> DATA SHOWN:
☆ ☆ ☆
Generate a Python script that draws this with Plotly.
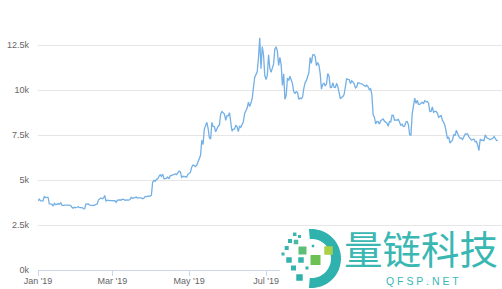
import datetime as dt
import math
import plotly.graph_objects as go

# Daily values (2019)
jan = [3843, 3943, 3837, 3858, 3845, 4076, 4026, 4030, 4035, 3678, 3687, 3661, 3552, 3706, 3631, 3655,
       3679, 3657, 3729, 3601, 3577, 3601, 3584, 3600, 3599, 3602, 3583, 3476, 3438, 3490, 3458]
feb = [3487, 3521, 3464, 3460, 3467, 3414, 3400, 3666, 3674, 3671, 3600, 3611, 3595, 3584, 3600, 3618,
       3667, 3899, 3947, 3999, 3955, 3994, 4143, 3810, 3883, 3855, 3860, 3854]
mar = [3860, 3875, 3848, 3762, 3875, 3877, 3900, 3878, 3938, 3924, 3874, 3896, 3882, 3880, 3919, 4032,
       3986, 3993, 4018, 4051, 3996, 4004, 4025, 4008, 3963, 3985, 4087, 4069, 4098, 4106, 4105]
apr = [4158, 4880, 4973, 4922, 5036, 5059, 5198, 5289, 5205, 5325, 5064, 5090, 5095, 5167, 5067, 5235,
       5251, 5298, 5304, 5338, 5301, 5389, 5488, 5447, 5150, 5209, 5208, 5190, 5155, 5324]
may = [5360, 5432, 5707, 5832, 5796, 5747, 5830, 5982, 6162, 6358, 7209, 6971, 7815, 7994, 8206, 7885,
       7344, 7271, 8197, 7978, 7963, 7680, 7882, 7991, 8052, 8674, 8805, 8719, 8660, 8319, 8575]
jun = [8564, 8742, 8209, 7707, 7825, 7822, 8043, 7954, 7688, 8000, 7927, 8145, 8230, 8693, 8838, 8995,
       9320, 9082, 9273, 9527, 10144, 10701, 10855, 11011, 11790, 12900, 11182, 12407, 11959, 10817]
jul = [10583, 10801, 11961, 11215, 10978, 11208, 11450, 12285, 12400, 12156, 11358, 11815, 11392, 10256,
       10895, 9477, 9693, 10666, 10530, 10767, 10599, 10343, 9900, 9811, 9911, 9871, 9477, 9552, 9519,
       9607, 10085]
aug = [10399, 10518, 10821, 10970, 11805, 11478, 11941, 11966, 11862, 11354, 11523, 11382, 10895, 10051,
       10311, 10374, 10231, 10345, 10916, 10763, 10138, 10131, 10407, 10160, 10139, 10370, 10185, 9754,
       9510, 9598, 9630]
sep = [9757, 10346, 10623, 10594, 10575, 10353, 10517, 10441, 10334, 10115, 10178, 10410, 10360, 10358,
       10347, 10276, 10241, 10199, 10266, 10181, 10019, 10070, 9729, 8620, 8486, 8118, 8251, 8245, 8104,
       8293]
oct_ = [8343, 8393, 8259, 8205, 8151, 7988, 8245, 8228, 8595, 8586, 8321, 8336, 8321, 8374, 8205, 8047,
        8103, 7973, 7988, 8222, 8243, 8078, 7514, 7493, 8660, 9244, 9551, 9256, 9427, 9205, 9199]
nov = [9261, 9324, 9235, 9412, 9342, 9360, 9267, 8804, 8813, 9055, 8757, 8815, 8808, 8708, 8491, 8550,
       8577, 8309, 8206, 8027, 7642, 7296, 7397, 7047, 7146, 7218, 7531, 7463, 7761, 7569]
dec = [7424, 7321, 7320, 7252, 7448, 7546, 7556, 7564, 7400, 7278, 7217, 7243, 7269, 7124, 7152, 6932,
       6640, 7276, 7202, 7219, 7191, 7511, 7355, 7322, 7275, 7238, 7290, 7317, 7422, 7293, 7193]
jan_2020 = [7200]

values = jan + feb + mar + apr + may + jun + jul + aug + sep + oct_ + nov + dec + jan_2020
start = dt.date(2019, 1, 1)
dates = [start + dt.timedelta(days=i) for i in range(len(values))]

tick_vals = [0, 2500, 5000, 7500, 10000, 12500, 15000]
tick_text = ["0k", "2.5k", "5k", "7.5k", "10k", "12.5k", ""]
x_ticks = ["2019-01-01", "2019-03-01", "2019-05-01", "2019-07-01", "2019-09-01", "2019-11-01"]
x_text = ["Jan '19", "Mar '19", "May '19", "Jul '19", "Sep '19", "Nov '19"]

W, H = 502, 289
L, R, T, B = 38, 0, 0, 19
PW, PH = W - L - R, H - T - B


def px(x):
    return (x - L) / PW


def py(y):
    return (T + PH - y) / PH


fig = go.Figure()
fig.add_trace(go.Scatter(x=dates, y=values, mode="lines",
                         line=dict(color="#74b0e6", width=1.3), hoverinfo="skip"))

shapes = []
# white watermark background
shapes.append(dict(type="rect", xref="paper", yref="paper", x0=px(280), x1=px(503),
                   y0=py(228), y1=py(290), fillcolor="white", line=dict(width=0), layer="above"))

# logo ring
cx, cy, Ro, Ri = 311.5, 258.5, 29.5, 19.5
a0, a1 = 95, -95
n = 40
pts = []
for i in range(n + 1):
    a = math.radians(a0 + (a1 - a0) * i / n)
    pts.append((cx + Ro * math.cos(a), cy - Ro * math.sin(a)))
for i in range(n + 1):
    a = math.radians(a1 + (a0 - a1) * i / n)
    pts.append((cx + Ri * math.cos(a), cy - Ri * math.sin(a)))
path = "M " + " L ".join(f"{px(x):.5f},{py(y):.5f}" for x, y in pts) + " Z"
shapes.append(dict(type="path", xref="paper", yref="paper", path=path,
                   fillcolor="#2fb2ae", line=dict(width=0), layer="above"))

squares = [
    (294.7, 234.3, 3.5, "#3ab5b0"), (299.5, 236.5, 3.0, "#3ab5b0"), (290.0, 241.0, 4.0, "#35b3ae"),
    (296.0, 242.0, 4.5, "#4ab9a0"), (302.5, 250.5, 8.0, "#5dbf75"), (286.7, 248.0, 4.0, "#35b3ae"),
    (283.0, 254.0, 3.0, "#35b3ae"), (328.5, 250.5, 8.5, "#a9d048"), (289.0, 260.0, 5.5, "#35b3ae"),
    (301.0, 260.0, 5.5, "#35b3ae"), (315.5, 260.0, 10.0, "#6cc152"), (293.5, 268.0, 5.0, "#35b3ae"),
    (307.0, 268.0, 3.0, "#35b3ae"), (299.5, 277.5, 6.5, "#2fb0ab"), (313.0, 246.0, 2.5, "#35b3ae"),
]
for x, y, s, c in squares:
    shapes.append(dict(type="rect", xref="paper", yref="paper", x0=px(x - s / 2), x1=px(x + s / 2),
                       y0=py(y + s / 2), y1=py(y - s / 2), fillcolor=c, line=dict(width=0),
                       layer="above"))

annotations = [
    dict(text="量链科技", xref="paper", yref="paper", x=px(421), y=py(247), xanchor="center",
         yanchor="middle", showarrow=False,
         font=dict(family="Noto Sans CJK SC", size=38.5, color="#3ab7b3")),
    dict(text="Q F S P . N E T", xref="paper", yref="paper", x=px(422), y=py(280.5),
         xanchor="center", yanchor="middle", showarrow=False,
         font=dict(family="Liberation Sans, Arial", size=10.5, color="#3ab7b3")),
]

fig.update_layout(
    width=W, height=H, margin=dict(l=L, r=R, t=T, b=B),
    paper_bgcolor="white", plot_bgcolor="white", showlegend=False,
    font=dict(family="Liberation Sans, Arial", size=9, color="#666666"),
    xaxis=dict(type="date", range=["2019-01-01", "2020-01-04 07:00"], tickvals=x_ticks,
               ticktext=x_text, showgrid=False, showline=True, linecolor="#ccd6eb", linewidth=1,
               ticks="outside", ticklen=5, tickcolor="#ccd6eb", zeroline=False,
               ticklabelstandoff=-3, tickfont=dict(size=9, color="#666666")),
    yaxis=dict(range=[0, 15000], tickvals=tick_vals, ticktext=tick_text, showgrid=True,
               gridcolor="#e6e6e6", gridwidth=1, zeroline=False, showline=False,
               ticks="", ticklabelstandoff=8, tickfont=dict(size=9, color="#666666")),
    shapes=shapes, annotations=annotations,
)

fig.write_html("out.html")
☆ ☆ ☆
> TASK DESCRIPTION: Quote, exactly and only, the lines from the first line of the data above through the line containing "import plotly.graph_objects as go". The pictures do not belong in it.

> FINISHED ANSWER:
Generate a Python script that draws this with Plotly.
import datetime as dt
import math
import plotly.graph_objects as go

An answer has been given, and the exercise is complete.